» **What you have to do**:
Retype, word for word, the lines between the ones holding "Write the seaborn" and "278.7, 280.6, 282.7, 283.5, 284.1]", inclusive; pictures stay out of the copy.

- - - -

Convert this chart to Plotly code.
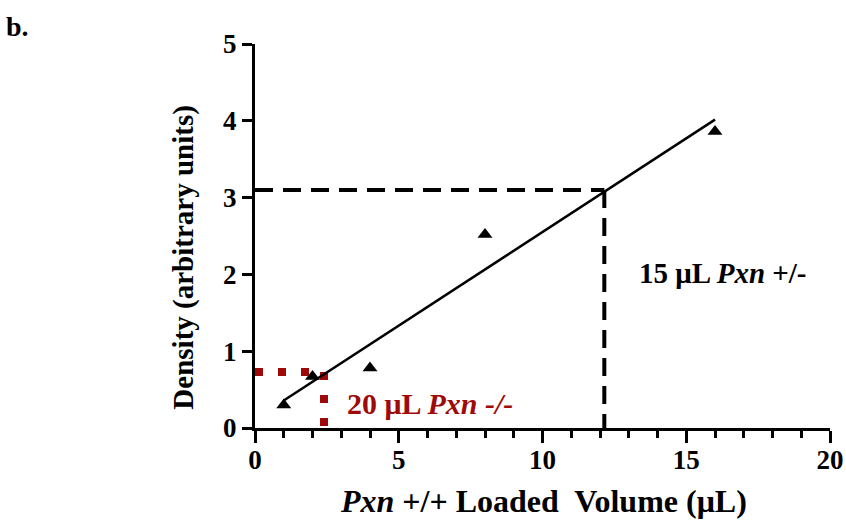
import numpy as np
import plotly.graph_objects as go

# data
volume = [1, 2, 4, 8, 16]
density = [0.30, 0.67, 0.78, 2.52, 3.86]
het_density = 3.10
het_volume = 12.15
ko_density = 0.73
ko_volume = 2.40
x_ticks = [0, 5, 10, 15, 20]
y_ticks = [0, 1, 2, 3, 4, 5]

FONT = "Liberation Serif"
RED = "#9e0a0a"

slope, intercept = np.polyfit(volume, density, 1)
fit_x = [min(volume), max(volume)]
fit_y = [slope * v + intercept for v in fit_x]

fig = go.Figure()

# black dashed guide (Pxn +/-)
fig.add_trace(go.Scatter(x=[0, het_volume], y=[het_density, het_density], mode="lines",
                         line=dict(color="black", width=4, dash="18px,10px"), hoverinfo="skip"))
fig.add_trace(go.Scatter(x=[het_volume, het_volume], y=[het_density, 0], mode="lines",
                         line=dict(color="black", width=4, dash="18px,10px"), hoverinfo="skip"))
# red dotted guide (Pxn -/-)
fig.add_trace(go.Scatter(x=[0, ko_volume], y=[ko_density, ko_density], mode="lines",
                         line=dict(color=RED, width=8, dash="8px,15px"), hoverinfo="skip"))
fig.add_trace(go.Scatter(x=[ko_volume, ko_volume], y=[ko_density, 0], mode="lines",
                         line=dict(color=RED, width=8, dash="8px,15px"), hoverinfo="skip"))
# regression
fig.add_trace(go.Scatter(x=fit_x, y=fit_y, mode="lines",
                         line=dict(color="black", width=2.5), hoverinfo="skip"))
# points
fig.add_trace(go.Scatter(x=volume, y=density, mode="markers",
                         marker=dict(symbol="triangle-up", size=13, color="black")))

axis_common = dict(showline=True, linecolor="black", linewidth=3, ticks="outside",
                   tickcolor="black", tickwidth=3, showgrid=False,
                   zeroline=False, mirror=False, automargin=False,
                   tickfont=dict(family=FONT, size=27, color="black", weight="bold"))

fig.update_xaxes(range=[0, 20], tickvals=x_ticks, ticklen=12, ticklabelstandoff=-6,
                 minor=dict(ticks="outside", ticklen=7, tickwidth=3, tickcolor="black", dtick=1, tick0=0),
                 **axis_common)
fig.update_yaxes(range=[0, 5], tickvals=y_ticks, ticklen=10, **axis_common)

ann_font = dict(family=FONT, size=29, color="black", weight="bold")
fig.update_layout(
    width=846, height=520,
    margin=dict(l=255, r=16, t=44, b=92, autoexpand=False),
    paper_bgcolor="white", plot_bgcolor="white",
    showlegend=False,
    annotations=[
        dict(text="15 μL <i>Pxn</i> +/-", x=13.3, y=2.02, xref="x", yref="y",
             xanchor="left", yanchor="middle", showarrow=False, font=ann_font),
        dict(text="20 μL <i>Pxn -/-</i>", x=3.12, y=0.32, xref="x", yref="y",
             xanchor="left", yanchor="middle", showarrow=False,
             font=dict(family=FONT, size=30, color=RED, weight="bold")),
        dict(text="<i>Pxn</i> +/+ Loaded\u00a0 Volume (μL)", x=0.501, y=-0.189,
             xref="paper", yref="paper", xanchor="center", yanchor="middle",
             showarrow=False, font=dict(family=FONT, size=32, color="black", weight="bold")),
        dict(text="Density (arbitrary units)", x=-0.125, y=0.444, textangle=-90,
             xref="paper", yref="paper", xanchor="center", yanchor="middle",
             showarrow=False, font=dict(family=FONT, size=29, color="black", weight="bold")),
        dict(text="b.", x=-0.436, y=1.09, xref="paper", yref="paper",
             xanchor="left", yanchor="top", showarrow=False,
             font=dict(family=FONT, size=28, color="black", weight="bold")),
    ],
)

fig.write_html("out.html")
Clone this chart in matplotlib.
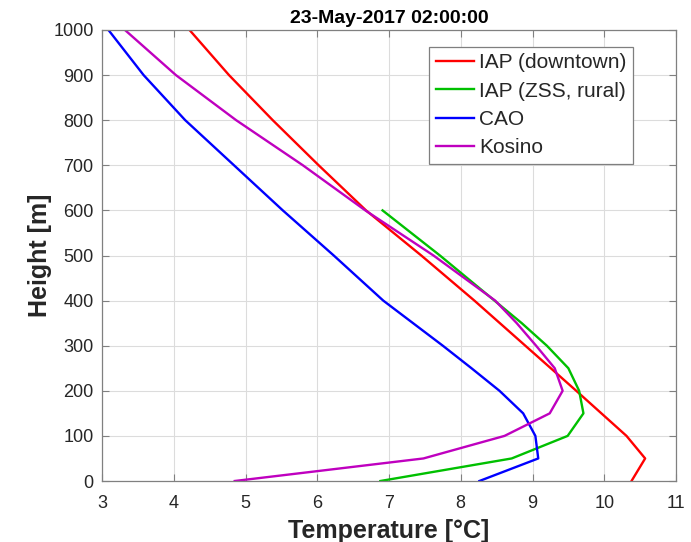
import matplotlib
matplotlib.use("Agg")
import matplotlib.pyplot as plt

# Heights [m]
h_iap = [0, 50, 100, 200, 300, 400, 500, 600, 700, 800, 900, 1000]
t_iap = [10.38, 10.57, 10.31, 9.61, 8.90, 8.19, 7.45, 6.68, 6.02, 5.38, 4.77, 4.22]

h_zss = [0, 50, 100, 150, 200, 250, 300, 350, 400, 500, 600]
t_zss = [6.88, 8.71, 9.49, 9.71, 9.65, 9.50, 9.20, 8.85, 8.47, 7.71, 6.91]

h_cao = [0, 50, 100, 150, 200, 250, 300, 400, 500, 600, 700, 800, 900, 1000]
t_cao = [8.26, 9.08, 9.04, 8.87, 8.54, 8.15, 7.75, 6.92, 6.23, 5.52, 4.84, 4.16, 3.58, 3.09]

h_kos = [0, 50, 100, 150, 200, 250, 300, 350, 400, 500, 600, 700, 800, 900, 1000]
t_kos = [4.85, 7.48, 8.61, 9.24, 9.42, 9.31, 9.05, 8.78, 8.48, 7.62, 6.67, 5.80, 4.87, 4.03, 3.32]

labels = ["IAP (downtown)", "IAP (ZSS, rural)", "CAO", "Kosino"]
colors = ["#ff0000", "#00c000", "#0000ff", "#bf00bf"]
title = "23-May-2017 02:00:00"
xticks = [3, 4, 5, 6, 7, 8, 9, 10, 11]
yticks = [0, 100, 200, 300, 400, 500, 600, 700, 800, 900, 1000]

plt.rcParams['font.family'] = ['Liberation Sans', 'DejaVu Sans']

fig = plt.figure(figsize=(6.91, 5.42), dpi=100)
ax = fig.add_axes([102/691, 1-481/542, (676-102)/691, (481-30)/542])

series = [(t_iap, h_iap), (t_zss, h_zss), (t_cao, h_cao), (t_kos, h_kos)]
for (t, h), lab, c in zip(series, labels, colors):
    ax.plot(t, h, color=c, lw=1.7, label=lab)

ax.set_xlim(3, 11)
ax.set_ylim(0, 1000)
ax.set_xticks(xticks)
ax.set_yticks(yticks)
ax.grid(True, color='#dcdcdc', lw=0.8)
ax.set_axisbelow(True)
gray = '#262626'
for s in ax.spines.values():
    s.set_color('#808080')
    s.set_linewidth(0.9)
ax.tick_params(direction='in', length=5, width=0.8, color='#808080',
               labelsize=13, labelcolor=gray, top=True, right=True, pad=6)
ax.tick_params(axis='x', pad=10)
ax.set_xlabel("Temperature [°C]", fontsize=18, fontweight='bold', color=gray, labelpad=5)
ax.set_ylabel("Height [m]", fontsize=18, fontweight='bold', color=gray, labelpad=1)
ax.set_title(title, fontsize=14, fontweight='bold', color='black', pad=5)

leg = ax.legend(loc='upper right', bbox_to_anchor=((633-102)/574, 1-(47-30)/451),
                fontsize=15, handlelength=1.85, handletextpad=0.25, labelspacing=0.45,
                borderpad=0.3, borderaxespad=0, fancybox=False, framealpha=1,
                edgecolor='#7f7f7f')
leg.get_frame().set_linewidth(0.9)
for t in leg.get_texts():
    t.set_color(gray)

fig.savefig("out.png", dpi=100)
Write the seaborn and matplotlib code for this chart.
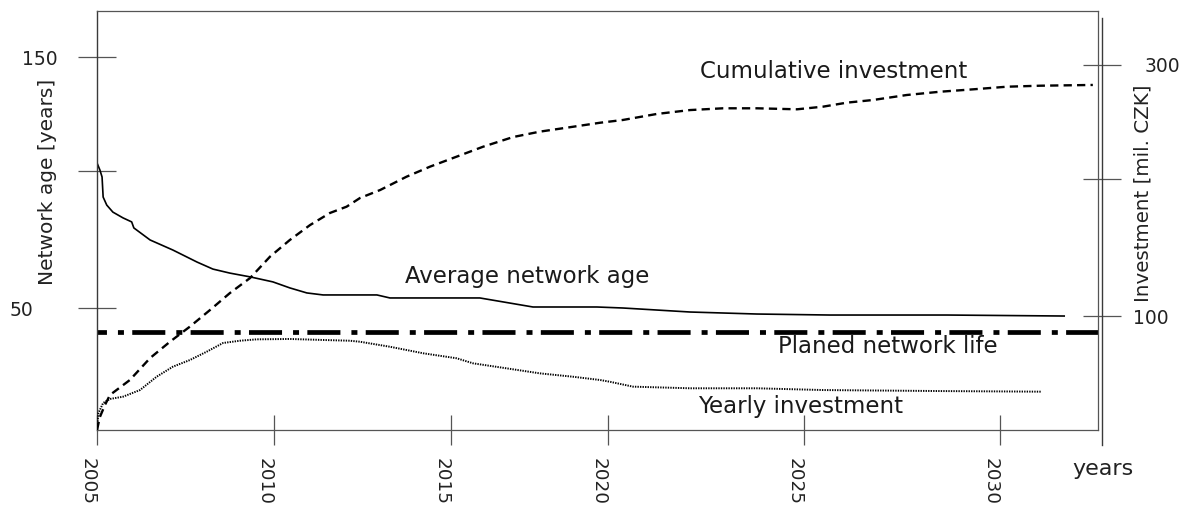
import matplotlib
matplotlib.use("Agg")
import matplotlib.pyplot as plt
import seaborn as sns

# ---------------- data ----------------
age_years = [2005.0, 2005.08, 2005.14, 2005.17, 2005.27, 2005.44, 2005.72, 2005.96, 2006.02,
             2006.47, 2007.1, 2007.77, 2008.21, 2008.68, 2009.24, 2009.87, 2010.34, 2010.81,
             2011.26, 2012.75, 2013.11, 2015.6, 2017.07, 2018.84, 2019.56, 2021.42, 2023.27,
             2025.29, 2028.53, 2031.8]
age_values = [107.8, 105.0, 102.2, 94.2, 91.0, 88.2, 85.9, 84.3, 81.9,
              77.1, 73.1, 68.3, 65.5, 63.9, 62.4, 60.4, 58.0, 56.0,
              55.2, 55.2, 54.0, 54.0, 50.4, 50.4, 50.0, 48.4, 47.6,
              47.2, 47.2, 46.8]

cum_years = [2005.0, 2005.08, 2005.22, 2005.36, 2005.91, 2006.47, 2007.02, 2007.57, 2008.13,
             2008.68, 2009.24, 2009.79, 2010.34, 2010.9, 2011.45, 2011.91, 2012.28, 2012.84,
             2013.57, 2014.22, 2014.96, 2015.69, 2016.52, 2017.26, 2018.18, 2018.93, 2019.56,
             2020.5, 2021.42, 2022.33, 2023.27, 2024.38, 2025.1, 2025.76, 2026.48, 2027.42,
             2028.34, 2029.25, 2030.19, 2031.11, 2032.57]
cum_values = [9.2, 19.5, 29.1, 37.1, 49.0, 66.5, 79.5, 91.5, 104.8,
              118.3, 130.3, 147.3, 160.6, 172.5, 182.1, 187.1, 194.0, 200.4,
              211.0, 219.0, 227.0, 234.9, 242.6, 246.9, 250.8, 254.0, 256.2,
              261.0, 264.1, 265.5, 265.5, 264.7, 266.8, 270.0, 272.1, 276.1,
              278.7, 280.6, 282.7, 283.5, 284.1]

yearly_years = [2005.0, 2005.04, 2005.17, 2005.36, 2005.72, 2006.19, 2006.65, 2007.1, 2007.57,
                2008.04, 2008.49, 2008.96, 2009.42, 2010.34, 2011.26, 2012.0, 2012.28, 2013.11,
                2014.03, 2014.96, 2015.41, 2016.34, 2017.26, 2018.18, 2018.93, 2019.2, 2019.84,
                2021.42, 2023.27, 2025.1, 2028.34, 2031.15]
yearly_values = [11.8, 22.7, 30.7, 33.9, 35.7, 41.0, 51.6, 59.6, 64.9,
                 71.6, 78.5, 80.3, 81.4, 81.7, 80.9, 80.3, 79.5, 75.5,
                 70.3, 66.3, 62.3, 58.3, 54.3, 51.6, 49.0, 47.6, 43.7,
                 42.4, 42.4, 41.0, 40.2, 39.7]

planned_life = 40.5

x_tick_labels = ["2005", "2010", "2015", "2020", "2025", "2030"]
left_tick_labels = ["150", "", "50"]
right_tick_labels = ["300", "", "100"]

# ---------------- layout helpers (pixel geometry of the reference) ----------------
W, H = 1189, 508
PX_PER_YEAR = 36.12


def rect(x0, y0, x1, y1):
    return [x0 / W, (H - y1) / H, (x1 - x0) / W, (y1 - y0) / H]


def px_to_year(px):
    return 2005 + (px - 97) / PX_PER_YEAR


def left_val(py):
    return 50 + (308 - py) / 2.51


def right_val(py):
    return 100 + (316 - py) / 1.255


sns.set_theme(style="white")
plt.rcParams["font.family"] = ["DejaVu Sans"]
plt.rcParams["lines.solid_capstyle"] = "butt"

fig = plt.figure(figsize=(W / 100, H / 100), dpi=100)
fig.patch.set_facecolor("white")

ax = fig.add_axes(rect(97, 11, 1098, 430))
ax2 = fig.add_axes(rect(97, 18, 1102, 445))
ax2.patch.set_visible(False)

ax.set_xlim(2005, px_to_year(1098))
ax2.set_xlim(2005, px_to_year(1102))
ax.set_ylim(left_val(430), left_val(11))
ax2.set_ylim(right_val(445), right_val(18))

# ---------------- lines ----------------
sns.lineplot(x=age_years, y=age_values, ax=ax, color="black", linewidth=1.2)
ax.axhline(planned_life, color="black", linewidth=3.4,
           linestyle=(5.0, (7.0, 2.33, 1.27, 1.76)))
sns.lineplot(x=cum_years, y=cum_values, ax=ax2, color="black", linewidth=1.7,
             linestyle=(0, (3.5, 2.2)))
sns.lineplot(x=yearly_years, y=yearly_values, ax=ax2, color="black", linewidth=1.4,
             linestyle=(0, (0.7, 0.6)))

# ---------------- spines ----------------
for s in ["top", "right", "bottom"]:
    ax.spines[s].set_color("#555555")
    ax.spines[s].set_linewidth(0.9)
ax.spines["left"].set_color("#3a3a3a")
ax.spines["left"].set_linewidth(1.0)
for s in ["left", "top", "bottom"]:
    ax2.spines[s].set_visible(False)
ax2.spines["right"].set_visible(True)
ax2.spines["right"].set_color("#3a3a3a")
ax2.spines["right"].set_linewidth(1.0)

# ---------------- ticks ----------------
ax.set_xticks([px_to_year(p) for p in [97, 274, 451, 608, 804, 1000]],
              labels=x_tick_labels, rotation=-90, ha="right", va="top")
ax.tick_params(axis="x", direction="inout", length=21.6, width=0.9, color="#555555",
               labelsize=13.2, labelcolor="#222222", pad=9.5, bottom=True)

ax.set_yticks([left_val(p) for p in [57, 171, 308]], labels=left_tick_labels)
ax.tick_params(axis="y", direction="inout", length=28, width=0.9, color="#555555",
               labelsize=13.5, labelcolor="#222222", left=True)
ytk = ax.yaxis.get_major_ticks()
ytk[0].set_pad(14.1)
ytk[2].set_pad(32.0)

ax2.yaxis.tick_right()
ax2.set_yticks([right_val(p) for p in [65, 179, 316]], labels=right_tick_labels)
ax2.tick_params(axis="y", direction="inout", length=27.4, width=0.9, color="#555555",
                labelsize=13.5, labelcolor="#222222", right=True, left=False)
ax2.tick_params(axis="x", bottom=False, labelbottom=False, top=False, labeltop=False)
rtk = ax2.yaxis.get_major_ticks()
rtk[0].set_pad(17.3)
rtk[2].set_pad(8.6)

# ---------------- axis labels ----------------
ax.set_xlabel("years", fontsize=16, color="#222222")
ax.xaxis.set_label_coords((1102.5 - 97) / 1001, (430 - 475) / 419)
ax.xaxis.label.set_va("baseline")

ax.set_ylabel("Network age [years]", fontsize=14.5, color="#222222")
ax.yaxis.set_label_coords((48 - 97) / 1001, (430 - 182) / 419)
ax.yaxis.label.set_va("center")

ax2.yaxis.set_label_position("right")
ax2.set_ylabel("Investment [mil. CZK]", fontsize=14.3, color="#222222")
ax2.yaxis.set_label_coords((1143 - 97) / 1005, (445 - 193) / 427)
ax2.yaxis.label.set_va("center")

# ---------------- curve annotations ----------------
ann = dict(transform=ax.transAxes, ha="left", va="baseline", fontsize=16.5, color="#1a1a1a")
ax.text((700 - 97) / 1001, (430 - 78) / 419, "Cumulative investment", **ann)
ax.text((405 - 97) / 1001, (430 - 283) / 419, "Average network age", **ann)
ax.text((778 - 97) / 1001, (430 - 353) / 419, "Planed network life", **ann)
ax.text((698 - 97) / 1001, (430 - 413) / 419, "Yearly investment", **ann)

ax.grid(False)
ax2.grid(False)

fig.savefig("out.png", dpi=100, facecolor="white")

- - - -

» **Reply**:
Write the seaborn and matplotlib code for this chart.
import matplotlib
matplotlib.use("Agg")
import matplotlib.pyplot as plt
import seaborn as sns

# ---------------- data ----------------
age_years = [2005.0, 2005.08, 2005.14, 2005.17, 2005.27, 2005.44, 2005.72, 2005.96, 2006.02,
             2006.47, 2007.1, 2007.77, 2008.21, 2008.68, 2009.24, 2009.87, 2010.34, 2010.81,
             2011.26, 2012.75, 2013.11, 2015.6, 2017.07, 2018.84, 2019.56, 2021.42, 2023.27,
             2025.29, 2028.53, 2031.8]
age_values = [107.8, 105.0, 102.2, 94.2, 91.0, 88.2, 85.9, 84.3, 81.9,
              77.1, 73.1, 68.3, 65.5, 63.9, 62.4, 60.4, 58.0, 56.0,
              55.2, 55.2, 54.0, 54.0, 50.4, 50.4, 50.0, 48.4, 47.6,
              47.2, 47.2, 46.8]

cum_years = [2005.0, 2005.08, 2005.22, 2005.36, 2005.91, 2006.47, 2007.02, 2007.57, 2008.13,
             2008.68, 2009.24, 2009.79, 2010.34, 2010.9, 2011.45, 2011.91, 2012.28, 2012.84,
             2013.57, 2014.22, 2014.96, 2015.69, 2016.52, 2017.26, 2018.18, 2018.93, 2019.56,
             2020.5, 2021.42, 2022.33, 2023.27, 2024.38, 2025.1, 2025.76, 2026.48, 2027.42,
             2028.34, 2029.25, 2030.19, 2031.11, 2032.57]
cum_values = [9.2, 19.5, 29.1, 37.1, 49.0, 66.5, 79.5, 91.5, 104.8,
              118.3, 130.3, 147.3, 160.6, 172.5, 182.1, 187.1, 194.0, 200.4,
              211.0, 219.0, 227.0, 234.9, 242.6, 246.9, 250.8, 254.0, 256.2,
              261.0, 264.1, 265.5, 265.5, 264.7, 266.8, 270.0, 272.1, 276.1,
              278.7, 280.6, 282.7, 283.5, 284.1]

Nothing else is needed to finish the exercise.